Retype, exactly as they stand, the lines from the start of the data to the line that contains "fig = go.Figure()", both ends included. Leave the pictures out.
----
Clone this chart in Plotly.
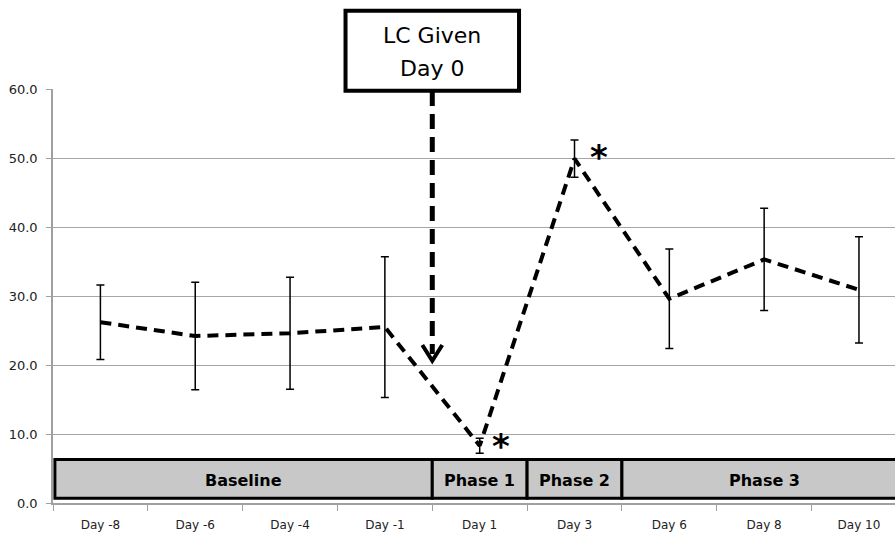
import plotly.graph_objects as go

# Sampling days and the measured means with their error (± SD)
days = ["Day -8", "Day -6", "Day -4", "Day -1", "Day 1", "Day 3", "Day 6", "Day 8", "Day 10"]
means = [26.2, 24.2, 24.6, 25.5, 8.3, 49.9, 29.6, 35.3, 30.9]
errors = [5.4, 7.8, 8.1, 10.2, 1.1, 2.7, 7.2, 7.4, 7.7]

# Study phases shown as a band along the bottom of the plot
phase_names = ["Baseline", "Phase 1", "Phase 2", "Phase 3"]
phase_starts = [-0.48, 3.5, 4.5, 5.5]
phase_ends = [3.5, 4.5, 5.5, 8.6]

# Days flagged as significant
significant_days = ["Day 1", "Day 3"]

# Dosing event annotation
event_lines = ["LC Given", "Day 0"]
event_x = 3.5          # boundary between Day -1 and Day 1
event_tip = 20.6       # y value where the arrow points

fig = go.Figure()

fig.add_trace(go.Scatter(
    x=days, y=means,
    mode="lines",
    line=dict(color="black", width=4, dash="11px,7px"),
    error_y=dict(type="data", array=errors, visible=True,
                 color="black", thickness=1.5, width=4),
    showlegend=False,
    hoverinfo="skip",
))

shapes = []
annotations = []

# Phase band
for name, x0, x1 in zip(phase_names, phase_starts, phase_ends):
    shapes.append(dict(type="rect", xref="x", yref="y", x0=x0, x1=x1, y0=0.7, y1=6.3,
                       fillcolor="#c8c8c8", line=dict(color="black", width=3), layer="above"))
    cx = (max(x0, -0.5) + min(x1, 8.5)) / 2
    annotations.append(dict(x=cx, y=3.5, xref="x", yref="y", text=name, showarrow=False,
                            xanchor="center", yanchor="middle", yshift=-2,
                            font=dict(family="DejaVu Sans", size=16, color="black", weight="bold")))

# Event box above the plot
box_half = 0.915
box_cx = (event_x + 0.5) / 8.88
shapes.append(dict(type="rect", xref="paper", yref="paper",
                   x0=box_cx - box_half / 8.88, x1=box_cx + box_half / 8.88,
                   y0=0.996, y1=1.189,
                   fillcolor="white", line=dict(color="black", width=4), layer="above"))
for line_text, ypos in zip(event_lines, [1.130, 1.050]):
    annotations.append(dict(x=box_cx, y=ypos, xref="paper", yref="paper",
                            text=line_text, showarrow=False,
                            xanchor="center", yanchor="middle",
                            font=dict(family="DejaVu Sans", size=22, color="black")))

# Dashed arrow shaft and open arrowhead
shapes.append(dict(type="line", xref="x", yref="y", x0=event_x, x1=event_x, y0=59.7, y1=event_tip + 1.0,
                   line=dict(color="black", width=5, dash="15px,8px"), layer="above"))
shapes.append(dict(type="path", xref="x", yref="y",
                   path=f"M {event_x - 0.105},{event_tip + 2.3} L {event_x},{event_tip} L {event_x + 0.105},{event_tip + 2.3}",
                   line=dict(color="black", width=4), layer="above"))

# Significance markers
for d, dx, dy in zip(significant_days, [21, 24], [0, 2]):
    i = days.index(d)
    annotations.append(dict(x=d, y=means[i], xref="x", yref="y", text="*", showarrow=False,
                            xanchor="center", yanchor="middle", xshift=dx, yshift=dy,
                            font=dict(family="DejaVu Sans", size=34, color="black", weight="bold")))

fig.update_layout(
    width=895, height=534,
    margin=dict(l=53, r=0, t=89, b=31),
    paper_bgcolor="white", plot_bgcolor="white",
    shapes=shapes, annotations=annotations,
    showlegend=False,
)

fig.update_xaxes(
    type="category", range=[-0.5, 8.38],
    tickson="boundaries", ticks="outside", ticklen=6, tickcolor="#a0a0a0",
    showline=True, linecolor="#a0a0a0", linewidth=1.5,
    showgrid=False, ticklabelstandoff=10,
    tickfont=dict(family="DejaVu Sans", size=12, color="#222222"),
)
fig.update_yaxes(
    range=[0, 60], dtick=10, tickformat=".1f",
    ticks="outside", ticklen=5, tickcolor="#a0a0a0",
    showline=True, linecolor="#a0a0a0", linewidth=1.5,
    showgrid=True, gridcolor="#a6a6a6", gridwidth=1,
    zeroline=False, ticklabelstandoff=6,
    tickfont=dict(family="DejaVu Sans", size=13, color="#222222"),
)

fig.write_html("out.html")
----
▶ _Solution for this task_
Clone this chart in Plotly.
import plotly.graph_objects as go

# Sampling days and the measured means with their error (± SD)
days = ["Day -8", "Day -6", "Day -4", "Day -1", "Day 1", "Day 3", "Day 6", "Day 8", "Day 10"]
means = [26.2, 24.2, 24.6, 25.5, 8.3, 49.9, 29.6, 35.3, 30.9]
errors = [5.4, 7.8, 8.1, 10.2, 1.1, 2.7, 7.2, 7.4, 7.7]

# Study phases shown as a band along the bottom of the plot
phase_names = ["Baseline", "Phase 1", "Phase 2", "Phase 3"]
phase_starts = [-0.48, 3.5, 4.5, 5.5]
phase_ends = [3.5, 4.5, 5.5, 8.6]

# Days flagged as significant
significant_days = ["Day 1", "Day 3"]

# Dosing event annotation
event_lines = ["LC Given", "Day 0"]
event_x = 3.5          # boundary between Day -1 and Day 1
event_tip = 20.6       # y value where the arrow points

fig = go.Figure()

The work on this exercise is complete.